I’m working on an assignment to write daily devotionals on the Gospel of St. Luke.
I got to the story in chapter 4 about Jesus’ temptation in the desert after John baptizes him. At the same time I was thinking about this, I began listening to a talk by Jeff Cavins about suffering. Jeff was talking about suffering being something allowed by God in order to give us an opportunity to trust Him.
With that thought in mind, I read Luke’s account of Jesus’ 40-day fast and temptation in the wilderness. And I got a different impression of the sequence of events Luke describes. I was already aware that different Gospels describe different orders for the temptations the devil throws at Jesus. Matthew places the temptation to jump from the pinnacle of the Temple second in the row. Luke gives it the third place.

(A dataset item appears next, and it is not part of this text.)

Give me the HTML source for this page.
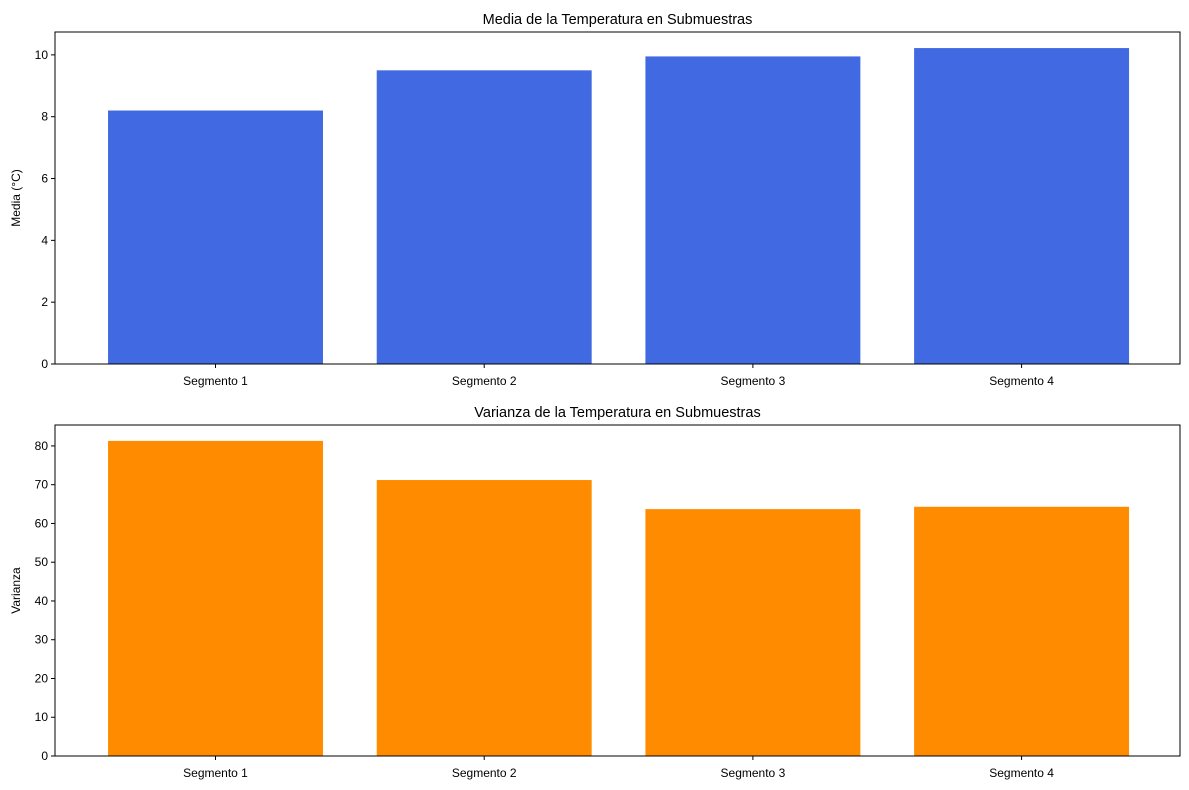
<!DOCTYPE html>
<html><head><meta charset="utf-8"><style>
body{margin:0;background:#fff;}
svg{display:block;font-family:"Liberation Sans","DejaVu Sans",sans-serif;}
</style></head><body>
<svg id="chart" width="1189" height="790"></svg>
<script>
const categories=["Segmento 1","Segmento 2","Segmento 3","Segmento 4"];
const meanValues=[8.2,9.5,9.95,10.22];
const varValues=[81.3,71.2,63.7,64.3];
const meanTicks=[0,2,4,6,8,10];
const varTicks=[0,10,20,30,40,50,60,70,80];
const NS="http://www.w3.org/2000/svg";
const svg=document.getElementById("chart");
function mk(tag,attrs,parent){const e=document.createElementNS(NS,tag);for(const k in attrs)e.setAttribute(k,attrs[k]);(parent||svg).appendChild(e);return e;}
function panel(cfg){
  const g=mk("g",{});
  
  
  const L=55,R=1180,T=cfg.top,B=cfg.bottom;
  const xmin=-0.5974,xmax=3.5896;
  const x=v=>L+(v-xmin)/(xmax-xmin)*(R-L);
  const y=v=>B-(v-0)/(cfg.ymax)*(B-T);
  cfg.values.forEach((v,i)=>{
    const r=mk("rect",{x:x(i-0.4),y:y(v),width:x(i+0.4)-x(i-0.4),height:B-y(v),fill:cfg.color},g);
    
    
  });
  const f=mk("rect",{x:L,y:T,width:R-L,height:B-T,fill:"none",stroke:"#000","stroke-width":1},g);
  
  
  cfg.ticks.forEach(t=>{
    mk("line",{x1:L-4,x2:L,y1:y(t),y2:y(t),stroke:"#000"},g);
    const tx=mk("text",{x:L-7,y:y(t)+4,"text-anchor":"end","font-size":"12"},g);
    tx.textContent=t;
    
    
  });
  categories.forEach((c,i)=>{
    mk("line",{x1:x(i),x2:x(i),y1:B,y2:B+4,stroke:"#000"},g);
    const tx=mk("text",{x:x(i),y:B+21,"text-anchor":"middle","font-size":"12"},g);
    tx.textContent=c;
    
    
  });
  const ti=mk("text",{x:(L+R)/2,y:T-8,"text-anchor":"middle","font-size":"14.5"},g);
  ti.textContent=cfg.title;
  
  
  const yl=mk("text",{x:20,y:(T+B)/2,"text-anchor":"middle","font-size":"12",transform:`rotate(-90 20 ${(T+B)/2})`},g);
  yl.textContent=cfg.ylabel;
  
  
}
panel({name:"mean-panel",top:32,bottom:364,ymax:10.74,values:meanValues,ticks:meanTicks,color:"#4169e1",title:"Media de la Temperatura en Submuestras",ylabel:"Media (°C)"});
panel({name:"variance-panel",top:425,bottom:756,ymax:85.4,values:varValues,ticks:varTicks,color:"#ff8c00",title:"Varianza de la Temperatura en Submuestras",ylabel:"Varianza"});
</script>
</body></html>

Jeff Cavins’ talk gave me a fresh way to understand the significance of this test for Jesus. Was God’s Word truly enough to direct your steps around the snares and traps the devil lays before us? Jesus had a solid testimony and experience afterwards that this was so. It was an example he could call us to follow without hesitation.
What I found interesting was Luke’s order of the temptations.

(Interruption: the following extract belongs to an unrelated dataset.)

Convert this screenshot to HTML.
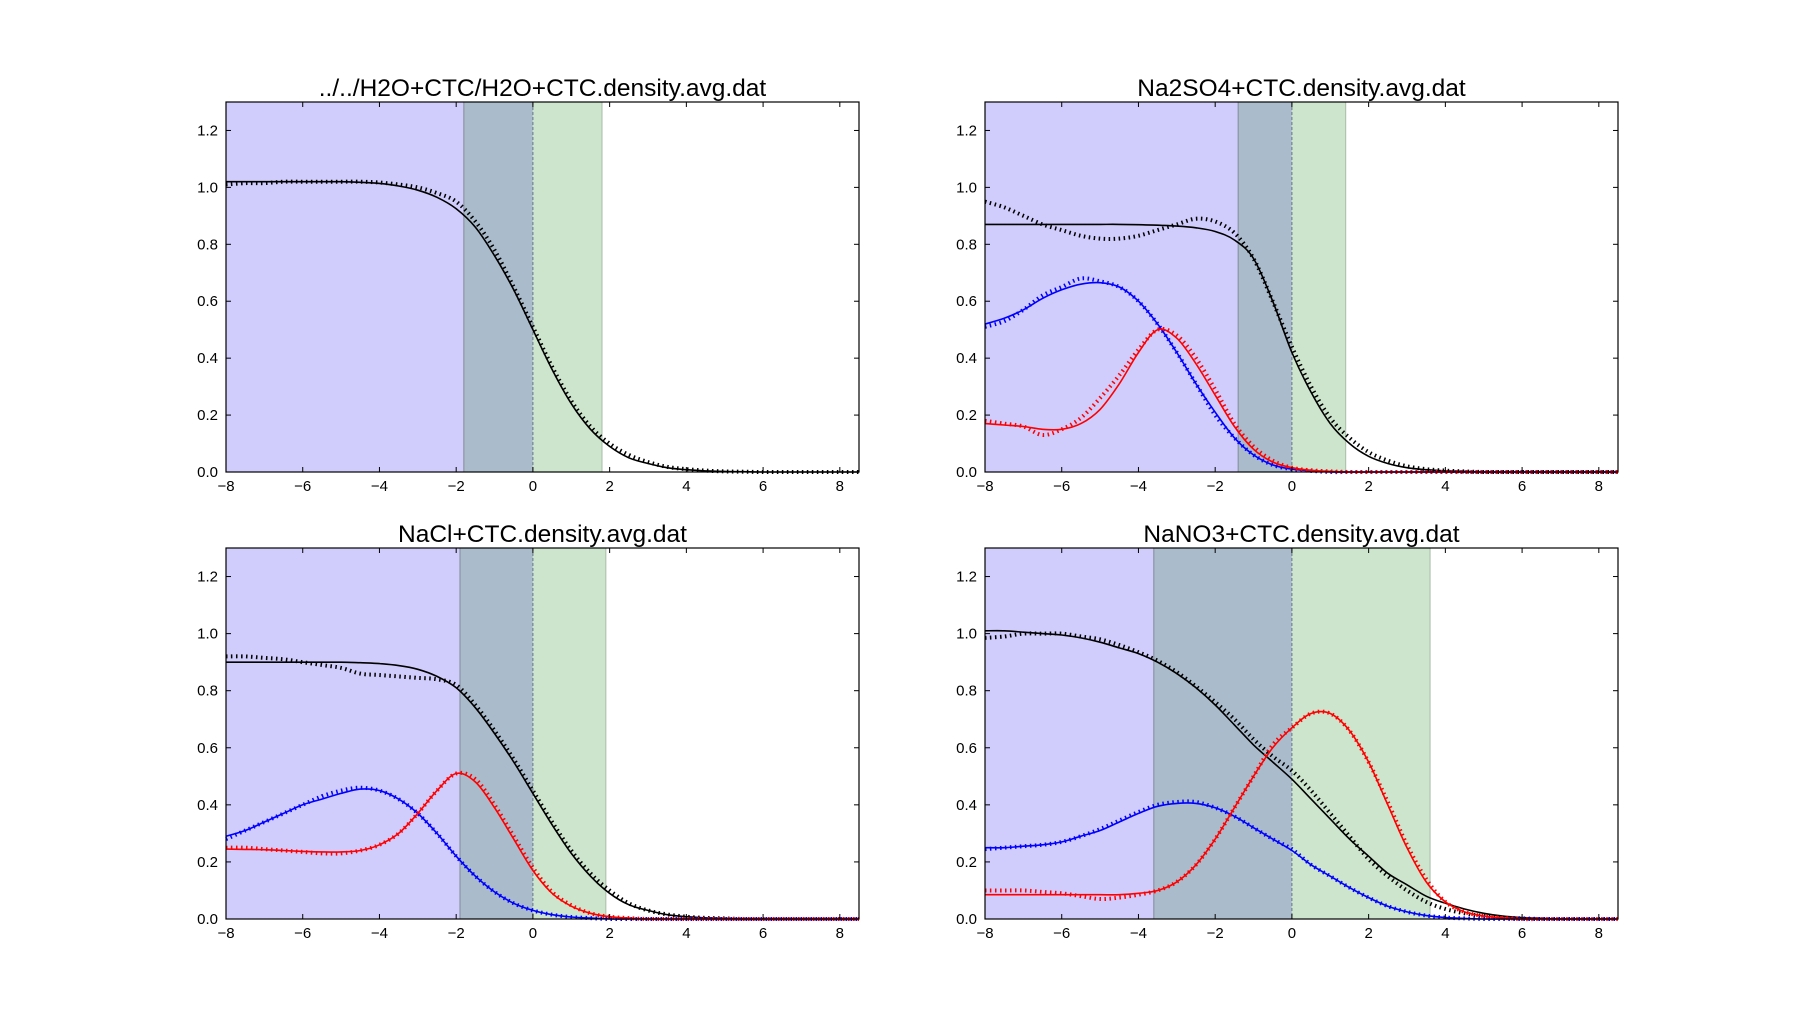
<!DOCTYPE html>
<html><head><meta charset="utf-8"><style>
body{margin:0;background:#fff;}
svg text{font-family:"Liberation Sans",sans-serif;}
</style></head><body>
<svg id="fig" width="1800" height="1020" viewBox="0 0 1800 1020" xmlns="http://www.w3.org/2000/svg"></svg>
<script>
const xs = [-8,-7.5,-7,-6.5,-6,-5.5,-5,-4.5,-4,-3.5,-3,-2.5,-2,-1.5,-1,-0.5,0,0.5,1,1.5,2,2.5,3,3.5,4,4.5,5,5.5,6,6.5,7,7.5,8,8.5];
const xTicks = [-8,-6,-4,-2,0,2,4,6,8];
const yTicks = [0,0.2,0.4,0.6,0.8,1.0,1.2];
const titles = ["../../H2O+CTC/H2O+CTC.density.avg.dat","Na2SO4+CTC.density.avg.dat","NaCl+CTC.density.avg.dat","NaNO3+CTC.density.avg.dat"];
const bandHalf = [1.8,1.4,1.9,3.6];
// panel 1
const p1BlackFit = [1.02,1.02,1.02,1.02,1.02,1.02,1.02,1.018,1.014,1.005,0.99,0.965,0.925,0.86,0.76,0.64,0.5,0.36,0.24,0.15,0.09,0.05,0.03,0.015,0.008,0.004,0.002,0.001,0,0,0,0,0,0];
const p1BlackData = [1.01,1.015,1.015,1.02,1.02,1.02,1.02,1.02,1.017,1.01,1.0,0.98,0.95,0.88,0.78,0.65,0.51,0.37,0.25,0.16,0.1,0.06,0.035,0.018,0.01,0.005,0.002,0.001,0,0,0,0,0,0];
// panel 2
const p2BlackFit = [0.87,0.87,0.87,0.87,0.87,0.87,0.87,0.87,0.869,0.867,0.864,0.858,0.845,0.815,0.75,0.6,0.42,0.28,0.17,0.1,0.055,0.03,0.015,0.008,0.004,0.002,0,0,0,0,0,0,0,0];
const p2BlackData = [0.95,0.93,0.9,0.87,0.85,0.83,0.82,0.82,0.83,0.85,0.87,0.89,0.88,0.84,0.75,0.6,0.44,0.3,0.19,0.12,0.07,0.04,0.02,0.01,0.005,0.002,0,0,0,0,0,0,0,0];
const p2BlueFit = [0.52,0.54,0.57,0.61,0.64,0.66,0.665,0.65,0.6,0.52,0.42,0.31,0.21,0.12,0.06,0.025,0.01,0.004,0,0,0,0,0,0,0,0,0,0,0,0,0,0,0,0];
const p2BlueData = [0.51,0.53,0.57,0.62,0.65,0.68,0.67,0.65,0.6,0.52,0.42,0.31,0.2,0.12,0.06,0.025,0.01,0.004,0,0,0,0,0,0,0,0,0,0,0,0,0,0,0,0];
const p2RedFit = [0.17,0.165,0.16,0.15,0.15,0.17,0.22,0.31,0.42,0.5,0.47,0.38,0.27,0.16,0.08,0.035,0.015,0.006,0.002,0,0,0,0,0,0,0,0,0,0,0,0,0,0,0];
const p2RedData = [0.18,0.17,0.16,0.13,0.15,0.19,0.26,0.34,0.43,0.5,0.48,0.4,0.29,0.17,0.09,0.04,0.015,0.006,0.002,0,0,0,0,0,0,0,0,0,0,0,0,0,0,0];
// panel 3
const p3BlackFit = [0.9,0.9,0.9,0.9,0.9,0.9,0.9,0.898,0.895,0.888,0.875,0.85,0.81,0.74,0.65,0.55,0.44,0.33,0.23,0.15,0.09,0.05,0.03,0.015,0.008,0.004,0.002,0,0,0,0,0,0,0];
const p3BlackData = [0.92,0.92,0.915,0.91,0.9,0.89,0.88,0.86,0.855,0.85,0.845,0.84,0.82,0.75,0.66,0.56,0.45,0.34,0.24,0.16,0.1,0.055,0.03,0.016,0.008,0.004,0.002,0,0,0,0,0,0,0];
const p3BlueFit = [0.29,0.31,0.34,0.37,0.4,0.42,0.44,0.455,0.45,0.42,0.37,0.3,0.22,0.15,0.095,0.055,0.03,0.015,0.007,0.003,0,0,0,0,0,0,0,0,0,0,0,0,0,0];
const p3BlueData = [0.28,0.31,0.34,0.37,0.4,0.43,0.45,0.46,0.45,0.42,0.37,0.3,0.22,0.15,0.095,0.055,0.03,0.015,0.007,0.003,0,0,0,0,0,0,0,0,0,0,0,0,0,0];
const p3RedFit = [0.245,0.244,0.243,0.24,0.237,0.235,0.235,0.24,0.26,0.3,0.37,0.45,0.51,0.48,0.39,0.28,0.17,0.09,0.045,0.02,0.008,0.003,0,0,0,0,0,0,0,0,0,0,0,0];
const p3RedData = [0.25,0.25,0.245,0.24,0.235,0.23,0.23,0.24,0.26,0.3,0.37,0.45,0.51,0.49,0.4,0.29,0.18,0.095,0.048,0.02,0.008,0.003,0,0,0,0,0,0,0,0,0,0,0,0];
// panel 4
const p4BlackFit = [1.01,1.01,1.005,1.0,0.995,0.985,0.97,0.95,0.93,0.9,0.86,0.81,0.75,0.68,0.61,0.55,0.49,0.42,0.35,0.28,0.22,0.16,0.12,0.08,0.055,0.035,0.02,0.01,0.005,0.002,0,0,0,0];
const p4BlackData = [0.985,0.99,1.0,1.0,1.0,0.99,0.98,0.96,0.935,0.905,0.865,0.815,0.76,0.7,0.63,0.57,0.52,0.45,0.37,0.29,0.21,0.15,0.1,0.06,0.035,0.02,0.01,0.004,0.002,0,0,0,0,0];
const p4BlueFit = [0.25,0.25,0.255,0.26,0.27,0.29,0.31,0.34,0.37,0.395,0.405,0.405,0.39,0.36,0.32,0.28,0.24,0.19,0.15,0.11,0.075,0.045,0.025,0.012,0.005,0.002,0,0,0,0,0,0,0,0];
const p4BlueData = [0.245,0.25,0.255,0.26,0.27,0.29,0.315,0.345,0.375,0.4,0.41,0.41,0.39,0.36,0.32,0.28,0.245,0.19,0.15,0.11,0.075,0.045,0.025,0.012,0.005,0.002,0,0,0,0,0,0,0,0];
const p4RedFit = [0.085,0.085,0.085,0.085,0.085,0.085,0.085,0.085,0.09,0.1,0.13,0.19,0.28,0.39,0.5,0.6,0.67,0.72,0.72,0.66,0.55,0.4,0.25,0.13,0.06,0.025,0.01,0.004,0,0,0,0,0,0];
const p4RedData = [0.1,0.1,0.1,0.095,0.09,0.08,0.07,0.075,0.085,0.1,0.13,0.19,0.28,0.39,0.5,0.61,0.67,0.72,0.72,0.66,0.55,0.41,0.26,0.14,0.06,0.025,0.01,0.004,0,0,0,0,0,0];

const panels = [
 {series:[[p1BlackFit,p1BlackData,'#000']]},
 {series:[[p2BlackFit,p2BlackData,'#000'],[p2BlueFit,p2BlueData,'#0000ff'],[p2RedFit,p2RedData,'#ff0000']]},
 {series:[[p3BlackFit,p3BlackData,'#000'],[p3BlueFit,p3BlueData,'#0000ff'],[p3RedFit,p3RedData,'#ff0000']]},
 {series:[[p4BlackFit,p4BlackData,'#000'],[p4BlueFit,p4BlueData,'#0000ff'],[p4RedFit,p4RedData,'#ff0000']]}
];
const boxes = [[226,102,859,472],[985,102,1618,472],[226,548,859,919],[985,548,1618,919]];
const NS='http://www.w3.org/2000/svg';
const fig=document.getElementById('fig');
function mk(tag,attrs,parent){const e=document.createElementNS(NS,tag);for(const k in attrs)e.setAttribute(k,attrs[k]);parent.appendChild(e);return e;}
function smooth(pts){let d='M'+pts[0][0].toFixed(1)+','+pts[0][1].toFixed(1);
 for(let i=0;i<pts.length-1;i++){const p0=pts[Math.max(0,i-1)],p1=pts[i],p2=pts[i+1],p3=pts[Math.min(pts.length-1,i+2)];
  const c1=[p1[0]+(p2[0]-p0[0])/6,p1[1]+(p2[1]-p0[1])/6],c2=[p2[0]-(p3[0]-p1[0])/6,p2[1]-(p3[1]-p1[1])/6];
  d+=' C'+c1[0].toFixed(1)+','+c1[1].toFixed(1)+' '+c2[0].toFixed(1)+','+c2[1].toFixed(1)+' '+p2[0].toFixed(1)+','+p2[1].toFixed(1);}
 return d;}
panels.forEach((p,pi)=>{
 const [L,T,R,B]=boxes[pi];
 const X=v=>L+(v+8)/16.5*(R-L);
 const Y=v=>B-v/1.3*(B-T);
 const g=mk('g',{},fig);
 
 
 const h=bandHalf[pi];
 const b1=mk('rect',{x:L,y:T,width:X(-h)-L,height:B-T,fill:'#d0ccfc'},g);
 
 
 const b2=mk('rect',{x:X(-h),y:T,width:X(0)-X(-h),height:B-T,fill:'#aabbcc'},g);
 
 
 const b3=mk('rect',{x:X(0),y:T,width:X(h)-X(0),height:B-T,fill:'#cde5cc'},g);
 
 
 mk('line',{x1:X(-h),x2:X(-h),y1:T,y2:B,stroke:'#8a94a4','stroke-width':1.2},g);
 mk('line',{x1:X(h),x2:X(h),y1:T,y2:B,stroke:'#b0c4b0','stroke-width':1.2},g);
 mk('line',{x1:X(0),x2:X(0),y1:T,y2:B,stroke:'#667788','stroke-width':1,'stroke-dasharray':'3 2'},g);
 p.series.forEach(s=>{
  const fit=mk('path',{d:smooth(xs.map((x,i)=>[X(x),Y(s[0][i])])),fill:'none',stroke:s[2],'stroke-width':1.6},g);
  
  
  const dat=mk('path',{d:smooth(xs.map((x,i)=>[X(x),Y(s[1][i])])),fill:'none',stroke:s[2],'stroke-width':4,'stroke-dasharray':'1.5 3.5'},g);
  
  
 });
 mk('rect',{x:L,y:T,width:R-L,height:B-T,fill:'none',stroke:'#000','stroke-width':1.2},g);
 xTicks.forEach(t=>{const x=X(t);
  mk('line',{x1:x,x2:x,y1:B,y2:B-5,stroke:'#000'},g);mk('line',{x1:x,x2:x,y1:T,y2:T+5,stroke:'#000'},g);
  const tx=mk('text',{x:x,y:B+19,'text-anchor':'middle','font-size':15},g);tx.textContent=(t<0?'\u2212'+(-t):t);
  
  });
 yTicks.forEach(t=>{const y=Y(t);
  mk('line',{x1:L,x2:L+5,y1:y,y2:y,stroke:'#000'},g);mk('line',{x1:R,x2:R-5,y1:y,y2:y,stroke:'#000'},g);
  const ty=mk('text',{x:L-8,y:y+5,'text-anchor':'end','font-size':15},g);ty.textContent=t.toFixed(1);
  
  });
 const ti=mk('text',{x:(L+R)/2,y:T-6,'text-anchor':'middle','font-size':24.5},g);ti.textContent=titles[pi];
 
 
});
</script>
</body></html>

The first one was about turningt stones to bread. I immediately thought of the temptation satan dangled before Adam and Eve in the Garden. Jesus had been fasting 40 days. Food was a guaranteed winner, an already tried and proven temptation. So that was the first thing the devil tried. Strike one.
It seems like the failure of this first effort got satan’s attention. For his second effort he put everything on the table. All splendor and the authority of earthly kingdoms had been given to devil. He offered all of it in exchange for Jesus’ obedience and worship. It would be a quick way to put an end to his further suffering! Jesus was not interested. Strike two.
There was time for one last effort. But what did the devil have left to offer? Suddenly, that last temptation looked like a stupid, panicky, desperate stunt. Jesus kept quoting the Bible, did he? He wanted to trust the Bible, did he? Satan grabbed for a verse and suggested a way to test it right now. Jesus wanted the attention of crowds, didn’t he? (Actually, that is debatable.) This would guarantee his fame!
I suspect the devil knew it was far likelier that Jesus would simply kill himself if he jumped and that would satisfy the devil just fine. But he had no other offers to make. He had to improvise something in a hurry.
And he got strike three.
Or, to kick the metaphor around, Jesus got a home run.
What occurred to me was that each trial represented a weaker effort by the enemy and a step closer to victory for Jesus.
The difficulty and discomfort of the wilderness trial ended by reassuring Jesus that, indeed, he could trust God’s Word and he could trust his Heavenly Father, even as he faced the worst the devil could throw at him.
It’s a way to look at suffering and not lose hope.